Find out where you standWhy this matters now
Founders try to systematize selling before they can sell. They build CRM workflows, hire BDRs, draft email sequences, and then can’t close a deal in person. That’s the wrong order. Pre-revenue selling is about learning how someone goes from “interested” to “paid” with you specifically, in real conversations. Every call is data: where they hesitated, what they pushed back on, what made them lean in. You can’t outsource this learning, and you can’t read it in a book. The motion comes after the conversations, not before.
Questions you should be able to answer
Have you personally closed at least 3 deals end-to-end, from cold introduction through signed contract?
Could you reconstruct, from memory, the moment in each deal where the buyer decided to move forward?
Do you know which objections are real (something to fix) vs. which are stalls (something to ignore)?
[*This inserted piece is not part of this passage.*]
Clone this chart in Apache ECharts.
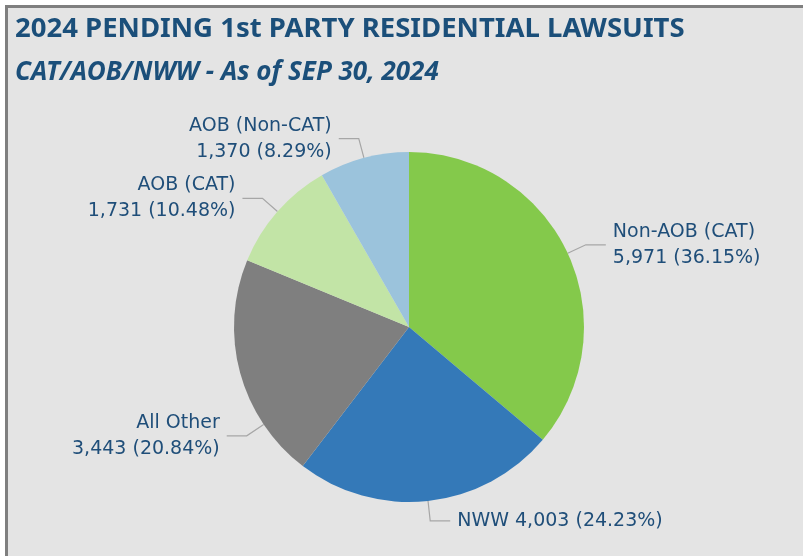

Can you predict where a deal will get stuck before you’re 30 minutes into the first call?
The trap to avoid
Hiring a salesperson to escape selling
Pre-revenue founders who don’t enjoy selling rationalize hiring someone to do it for them. The pitch is always “I’ll be more productive on product.” The reality is they don’t yet know what to teach the new hire. The salesperson fails, not because they’re bad, but because there’s no sellable motion to inherit. The founder ends up doing both jobs anyway, just six months later and one salary poorer.
What changes next
At early-revenue, the goal shifts from learning to documenting. The motion becomes specific enough to write down. Once it’s written down, you can hire, but only then.